30th November 2022
We visited the National Trust’s Chastleton House to see it decorated for Christmas. We try and visit a National Trust house at this time of year to see the Christmas decorations. We bypass houses such as Waddesdon Manor, as a protest, because they charge NT members who visit at Christmas time.
Chastleton House is a large house clothed in dilapidated splendour. The previous owners fell on hard times, with the resultant leaking roofs, no heating and poor decoration. The NT has preserved this look throughout the house. The house was decorated for a 1960s Christmas. You can see vinyl records, the old tube monochrome TV, the old 60s GPO phones and valve radios. The homemade crackers were brilliantly made by the volunteers from crêpe paper and toilet rolls. Do you remember making paper chains by sticking together coloured pieces of paper? The volunteers must have spent a while making all those on display! Great use was made of games and various glasses and cocktail paraphernalia. Champagne coups were a feature and some wonderful 60s food. There were also exhibits from before the 1960s. At Christmas in 1938, the children’s parcels were parachuted in by an uncle who was an RAF pilot. The parcels were scattered across the front lawn, stuck in trees and attached to the house. R spied a thriller written by one of the last private owners. Yes, she ordered a copy, but sadly could not find one with the same attractive jacket.

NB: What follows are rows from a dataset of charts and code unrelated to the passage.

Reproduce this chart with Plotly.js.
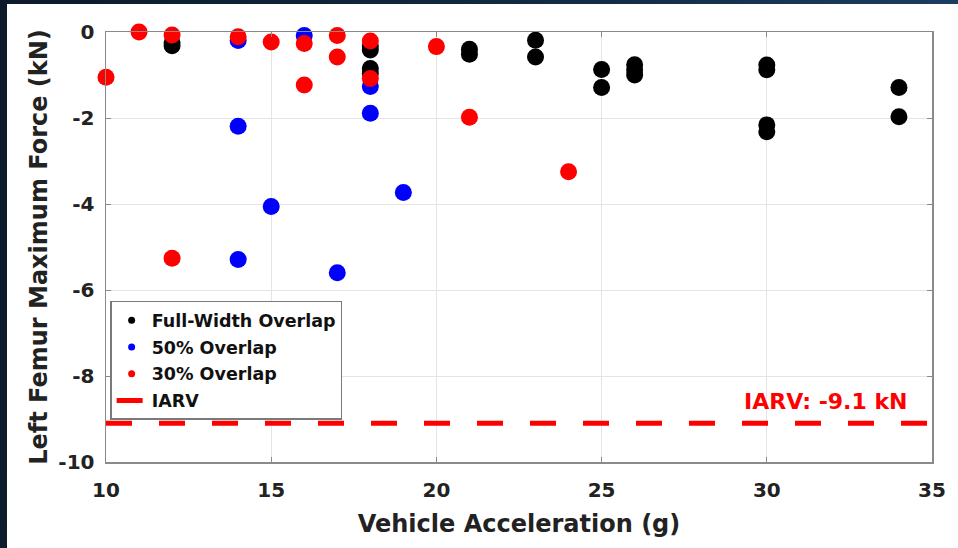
<!DOCTYPE html>
<html>
<head>
<meta charset="utf-8">
<script src="https://cdn.plot.ly/plotly-3.0.1.min.js"></script>
<style>
  html, body { margin: 0; padding: 0; width: 958px; height: 548px; overflow: hidden;
    background: linear-gradient(100deg, #0c1a29 0%, #132b44 55%, #1f4268 100%); }
  #chart { position: absolute; left: 7px; top: 4px; width: 951px; height: 544px; background: #fff; }
</style>
</head>
<body>
<div id="chart"></div>
<script>
// Full-Width Overlap (black)
const fullX = [12, 12, 18, 18, 18, 18, 21, 21, 23, 23, 25, 25, 26, 26, 26, 30, 30, 30, 30, 34, 34];
const fullY = [-0.25, -0.32, -0.32, -0.42, -0.85, -0.96, -0.4, -0.52, -0.19, -0.58, -0.87, -1.29, -0.76, -0.88, -1.0, -0.77, -0.88, -2.16, -2.32, -1.29, -1.97];
// 50% Overlap (blue)
const halfX = [14, 14, 14, 15, 16, 17, 18, 18, 19];
const halfY = [-0.2, -2.19, -5.29, -4.06, -0.08, -5.6, -1.27, -1.89, -3.73];
// 30% Overlap (red)
const thirtyX = [10, 11, 12, 12, 14, 15, 16, 16, 17, 17, 18, 18, 20, 21, 24];
const thirtyY = [-1.05, 0, -0.07, -5.26, -0.11, -0.23, -0.27, -1.23, -0.08, -0.58, -0.21, -1.08, -0.34, -1.98, -3.25];
// IARV threshold
const iarvX = [10, 35];
const iarvValue = -9.1;
const iarvLabel = 'IARV: -9.1 kN';
// Axes
const xTicks = [10, 15, 20, 25, 30, 35];
const yTicks = [-10, -8, -6, -4, -2, 0];
const names = ['Full-Width Overlap', '50% Overlap', '30% Overlap', 'IARV'];
const colors = ['#000000', '#0000ff', '#ff0000'];

const FONT = '"DejaVu Sans", Arial, sans-serif';
const MS = 17;

const traces = [
  { x: fullX, y: fullY, type: 'scatter', mode: 'markers', marker: { color: colors[0], size: MS }, cliponaxis: false, showlegend: false, hoverinfo: 'skip' },
  { x: halfX, y: halfY, type: 'scatter', mode: 'markers', marker: { color: colors[1], size: MS }, cliponaxis: false, showlegend: false, hoverinfo: 'skip' },
  { x: thirtyX, y: thirtyY, type: 'scatter', mode: 'markers', marker: { color: colors[2], size: MS }, cliponaxis: false, showlegend: false, hoverinfo: 'skip' },
  { x: iarvX, y: iarvX.map(() => iarvValue), type: 'scatter', mode: 'lines', name: names[3], legendgroup: 'd', legendrank: 4,
    line: { color: '#ff0000', width: 5, dash: '26px,27px' }, showlegend: true },
  // legend entries
  { x: [null], y: [null], type: 'scatter', mode: 'markers', name: names[0], legendgroup: 'a', legendrank: 1, marker: { color: colors[0], size: 7 } },
  { x: [null], y: [null], type: 'scatter', mode: 'markers', name: names[1], legendgroup: 'b', legendrank: 2, marker: { color: colors[1], size: 7 } },
  { x: [null], y: [null], type: 'scatter', mode: 'markers', name: names[2], legendgroup: 'c', legendrank: 3, marker: { color: colors[2], size: 7 } }
];

const axisCommon = {
  showline: true, linecolor: '#8a8a8a', linewidth: 1.5, mirror: 'ticks',
  ticks: 'inside', ticklen: 5, tickcolor: '#8a8a8a', tickwidth: 1,
  showgrid: true, gridcolor: '#e4e4e4', gridwidth: 1, zeroline: false,
  tickfont: { family: FONT, size: 20, color: '#222', weight: 'bold' }
};

const layout = {
  width: 951, height: 544,
  margin: { l: 99, r: 26, t: 28, b: 86 },
  paper_bgcolor: '#ffffff', plot_bgcolor: '#ffffff',
  font: { family: FONT, weight: 'bold', color: '#222' },
  xaxis: Object.assign({}, axisCommon, {
    range: [10, 35], tickvals: xTicks, ticktext: xTicks.map(String),
    ticklabelstandoff: 9,
    title: { text: 'Vehicle Acceleration (g)', font: { family: FONT, size: 24, color: '#222', weight: 'bold' }, standoff: 14 }
  }),
  yaxis: Object.assign({}, axisCommon, {
    range: [-10, 0], tickvals: yTicks, ticktext: yTicks.map(String),
    ticklabelstandoff: 6,
    title: { text: 'Left Femur Maximum Force (kN)', font: { family: FONT, size: 24, color: '#222', weight: 'bold' }, standoff: 4 }
  }),
  legend: {
    x: 0.005, y: 0.375, xanchor: 'left', yanchor: 'top',
    bgcolor: '#ffffff', bordercolor: '#7a7a7a', borderwidth: 1.5,
    font: { family: FONT, size: 17.5, color: '#111', weight: 'bold' },
    tracegroupgap: 1, traceorder: 'grouped', itemwidth: 30
  },
  annotations: [{
    x: 34.3, y: -8.6, xref: 'x', yref: 'y', xanchor: 'right', yanchor: 'middle',
    text: iarvLabel, showarrow: false,
    font: { family: FONT, size: 22, color: '#ff0000', weight: 'bold' }
  }],
  showlegend: true
};

Plotly.newPlot('chart', traces, layout, { displayModeBar: false, staticPlot: true });
</script>
</body>
</html>
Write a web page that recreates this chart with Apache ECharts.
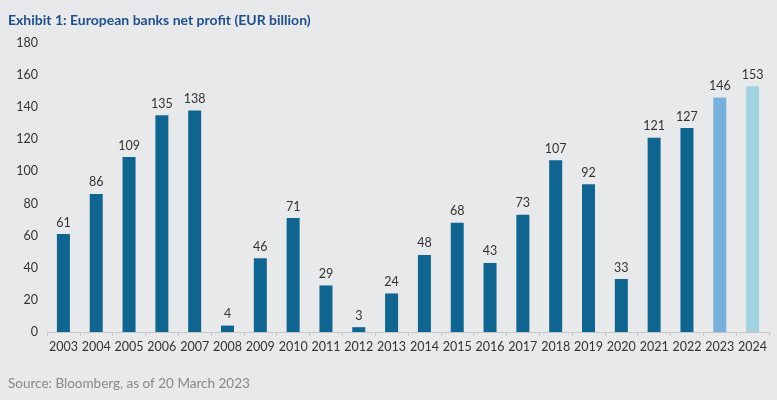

There was limited access to the gardens, but nice for a quick wander.
After our visit we looked for somewhere to eat (yes, shockingly there is no NT tea-room!), and ended up in the roadside Cotswold Cafe next to a garage. Excellent; it was very clean and served very good basic grub. I had a baked potato with baked beans, cheese and salad while R had a tuna mayonnaise filled roll with salad. The cafe was decorated with old motoring memorabilia, see the model campervan photo.
After our lunch we headed to the nearby limestone Rollright Stones, where you park in a layby in Oxfordshire. There is a nominal fee of a quid each to visit, which we put in the honesty box. There are three monuments – The Kings Men, a late Neolithic or Early Bronze Age stone circle, with nearby an Early or Middle Neolithic dolmen, named the Whispering Knights, while across the road (and in another county, Warwickshire) lies the King Stone, thought to be a single monolith Bronze Age grave marker.
Well worth a visit, though everything would have looked better on a bright sunny spring or frosty winter day, rather than the heavy overcast sky we were greeted with.
We have visited Chastleton House on other occasions. The previous visits were in 2007 and 2005. Did we remember doing so? Mmmm.